I've got all the grip I need, I just approve what the manufacture put in their installation manual and I've got clear conscience on my decision That manufacture has to go through our state board for Product Acceptance if they want to have their appliances installed in this state. Installers just need to read the freakin installation instructions. That Charlotte letter has been around for years, they're just covering their azz . If the venting system should fail the blame lies on the installer or the inspector ( if it was inspected) for not installing it properly, not the pvc manufacture.


----------



## Plumbus (Aug 4, 2008)

Here's another engineer's take on this issue.
http://plumbingengineer.com/content/pvc-acceptable-vent-material-flue-gases


----------



## Plumbus (Aug 4, 2008)

plumbdrum said:


> If the venting system should fail the blame lies on the installer or the inspector ( if it was inspected) for not installing it properly, not the pvc manufacture.


Perhaps you are right, or not. 

Ron George is know for his dry copy, but he is nothing if not thorough.
http://plumbingengineer.com/content/pvc-acceptable-vent-material-flue-gases


----------



## plumbdrum (Nov 30, 2013)

Plumbus said:


> Perhaps you are right, or not. Ron George is know for his dry copy, but he is nothing if not thorough. http://plumbingengineer.com/content/pvc-acceptable-vent-material-flue-gases


I'll be sleeping just fine.


----------



## Plumbus (Aug 4, 2008)

plumbdrum said:


> I'll be sleeping just fine.


Like I said earlier, I still use PVC to flue condensing appliances and my sleep patterns are governed by my bladder and not concerns about failed flue pipe.
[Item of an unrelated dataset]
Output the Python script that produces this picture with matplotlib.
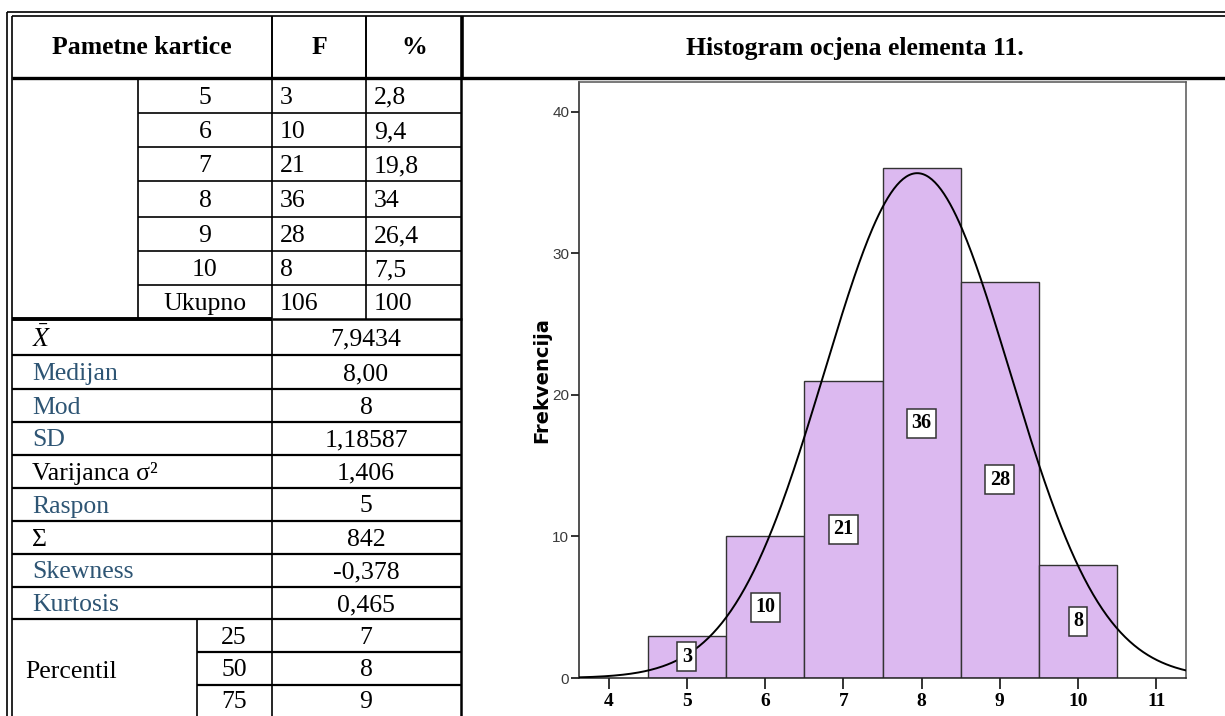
import numpy as np
import matplotlib
matplotlib.use('Agg')
import matplotlib.pyplot as plt

# podaci
grades = [5, 6, 7, 8, 9, 10]
freq = [3, 10, 21, 36, 28, 8]
pct = ['2,8', '9,4', '19,8', '34', '26,4', '7,5']
total_f = '106'
total_pct = '100'

stat_names = [r'$\bar{X}$', 'Medijan', 'Mod', 'SD', 'Varijanca σ²', 'Raspon', 'Σ', 'Skewness', 'Kurtosis']
stat_values = ['7,9434', '8,00', '8', '1,18587', '1,406', '5', '842', '-0,378', '0,465']
stat_colored = [False, True, True, True, False, True, False, True, True]
perc_p = ['25', '50', '75']
perc_v = ['7', '8', '9']

mean = 7.9434
sd = 1.18587
n_total = 106

x_ticks = [4, 5, 6, 7, 8, 9, 10, 11]
y_ticks = [0, 10, 20, 30, 40]

plt.rcParams['mathtext.fontset'] = 'stix'
serif = 'Liberation Serif'
blue = '#2e5574'
fs = 18.5

fig = plt.figure(figsize=(12.25, 7.16), dpi=100)

# tablica - crtamo u pikselima
ax = fig.add_axes([0, 0, 1, 1])
ax.set_xlim(0, 1225)
ax.set_ylim(716, 0)
ax.axis('off')

def hl(y, x0, x1, lw=1.2):
    ax.plot([x0, x1], [y, y], color='black', lw=lw, solid_capstyle='butt')

def vl(x, y0, y1, lw=1.2):
    ax.plot([x, x], [y0, y1], color='black', lw=lw, solid_capstyle='butt')

def txt(x, y, s, ha='center', color='black', weight='normal'):
    ax.text(x, y + 2, s, ha=ha, va='center', fontsize=fs, family=serif,
            color=color, weight=weight)

# vanjski okvir (dvostruka linija)
vl(7, 12, 716, 1.2)
vl(12, 16, 716, 1.2)
hl(12, 7, 1225, 1.2)
hl(16, 12, 1225, 1.2)

# zaglavlje
hl(78, 12, 1225, 2.4)
vl(272, 16, 78, 1.4)
vl(366, 16, 78, 1.4)
vl(462, 16, 78, 2.6)
txt(142, 46, 'Pametne kartice', weight='bold')
txt(319, 46, 'F', weight='bold')
txt(414, 46, '%', weight='bold')
txt(855, 46, 'Histogram ocjena elementa 11.', weight='bold')

# gornji dio - frekvencije
up = [78, 113, 147, 181, 217, 251, 285, 319]
for y in up[1:-1]:
    hl(y, 138, 462)
vl(138, 78, 319)
vl(272, 78, 716)
vl(366, 78, 319)
vl(461, 78, 716, 1.8)
rows = [str(g) for g in grades] + ['Ukupno']
fvals = [str(f) for f in freq] + [total_f]
pvals = pct + [total_pct]
for i in range(len(rows)):
    yc = (up[i] + up[i + 1]) / 2
    txt(205, yc, rows[i])
    txt(280, yc, fvals[i], ha='left')
    txt(374, yc, pvals[i], ha='left')

# statistike
hl(319, 12, 272, 2.8)
hl(319, 272, 462, 1.8)
lo = [319, 355, 389, 422, 455, 488, 521, 554, 587, 619]
for y in lo[1:]:
    hl(y, 12, 462, 1.6)
for i in range(len(stat_names)):
    yc = (lo[i] + lo[i + 1]) / 2
    txt(32, yc, stat_names[i], ha='left', color=blue if stat_colored[i] else 'black')
    txt(366, yc, stat_values[i])

# percentili
pe = [619, 652, 685, 716]
vl(197, 619, 716)
for y in pe[1:-1]:
    hl(y, 197, 462, 1.6)
txt(25, 670, 'Percentil', ha='left')
for i in range(3):
    yc = (pe[i] + pe[i + 1]) / 2
    txt(234, yc, perc_p[i])
    txt(366, yc, perc_v[i])

# histogram
hx0, hx1, hy0, hy1 = 579, 1186, 678, 82
hax = fig.add_axes([hx0 / 1225, (716 - hy0) / 716, (hx1 - hx0) / 1225, (hy0 - hy1) / 716])
hax.bar(grades, freq, width=1.0, color='#dcb9f0', edgecolor='#333333', linewidth=1.0, zorder=2)
xs = np.linspace(3.62, 11.38, 400)
ys = n_total / (sd * np.sqrt(2 * np.pi)) * np.exp(-0.5 * ((xs - mean) / sd) ** 2)
hax.plot(xs, ys, color='black', lw=1.4, zorder=3)
for g, f in zip(grades, freq):
    hax.text(g, f / 2, str(f), ha='center', va='center', fontsize=14.5, family=serif,
             weight='bold', zorder=4,
             bbox=dict(boxstyle='square,pad=0.22', fc='white', ec='#333333', lw=1.1))
hax.set_xlim(3.62, 11.38)
hax.set_ylim(0, 42.1)
hax.set_xticks(x_ticks)
hax.set_xticklabels([str(t) for t in x_ticks], family=serif, weight='bold', fontsize=14)
hax.set_yticks(y_ticks)
hax.set_yticklabels([str(t) for t in y_ticks], family='Liberation Sans', fontsize=11, color='#3a3a3a')
hax.tick_params(axis='x', length=8, width=1.4, color='#333333', pad=3)
hax.tick_params(axis='y', length=6, width=1.4, color='#333333', pad=1)
for s in hax.spines.values():
    s.set_color('#555555')
    s.set_linewidth(1.1)
hax.spines['left'].set_color('#222222')
hax.spines['bottom'].set_color('#222222')
hax.set_ylabel('Frekvencija', family='DejaVu Sans', weight='bold', fontsize=14, labelpad=1)

fig.savefig('out.png', dpi=100)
This issue has been hashed out on other forums.

From an installer's perspective
http://forum.heatinghelp.com/discussion/136409/is-pvc-an-acceptable-vent-material-for-flue-gases

and an engineer's perspective
http://www.eng-tips.com/viewthread.cfm?qid=331089


----------



## paultheplumber1 (May 1, 2014)

I just wish somebody would make a decision yes or no. I agree with the fact if properly installed the PVC will be fine. Has been for a long time now. It has started to become an issue when more and more code officials are outright refusing us from using it. The price jump to the next higher up material is significant enough to make or break a simple replacement job. And I have had to remove a job I did with the pvc and replace it with CPVC and the CO of the job was held up until the HVAC contractor and myself conformed to the code officials request. I only posted this to share that it does not matter what I think or what the man specs say. And one more town in my tiny little state is on the move trying to not allow the PVC to be used.


----------



## ZL700 (Dec 8, 2009)

Plumbus said:


> Here's another engineer's take on this issue.
> http://plumbingengineer.com/content/pvc-acceptable-vent-material-flue-gases


I know of Ron, more than most

What most don't know at the time of this writing both in May of 2013 & 2014, he was attempting to get a patent on a PVC vent combustion temp safety device with the intention of making it a mandatory item.
Which he was unaware, at the time tankless for instance already has this.

Purely money motivated, smart guy but shortsighted in his article.
Also if you didn't know the ULC-636 that he speaks of in Canada as a code, is just PVC and CPVC at 5X the cost to a contractor.


----------



## ZL700 (Dec 8, 2009)

Plumbus said:


> Nice boiler plate. But, code says, when in doubt, the installer and AHJ should consult the appropriate manufacturer's installation instructions. QUOTE]
> 
> Exactly what I stated in post #2 and mentioned in the Charlotte letter


----------



## Plumbus (Aug 4, 2008)

ZL700 said:


> Plumbus said:
> 
> 
> > Nice boiler plate. But, code says, when in doubt, the installer and AHJ should consult the appropriate manufacturer's installation instructions. QUOTE]
> ...


----------



## GAN (Jul 10, 2012)

As an inspector for going on 30 years, you learn that you "do learn" everyday.

I agree with Plumbus, It is not the Inspector who is qualified to judge what materials can be used. It is our job to assure a manufactures installation was followed. Ben down that route with engineers.

Of course keep an eye out for potential health or safety hazards and bring attention to them. Then let the higher payed, ones with degrees fight it out.

If you are an AHJ, best not use the "I want it that way" excuse. Either exempt it in a code adoption by your municipalities board. If not when and if you get challenged you will loose.


----------



## plumbdrum (Nov 30, 2013)

GAN said:


> As an inspector for going on 30 years, you learn that you "do learn" everyday. I agree with Plumbus, It is not the Inspector who is qualified to judge what materials can be used. It is our job to assure a manufactures installation was followed. Ben down that route with engineers. Of course keep an eye out for potential health or safety hazards and bring attention to them. Then let the higher payed, ones with degrees fight it out. If you are an AHJ, best not use the "I want it that way" excuse. Either exempt it in a code adoption by your municipalities board. If not when and if you get challenged you will loose.


Bingo


----------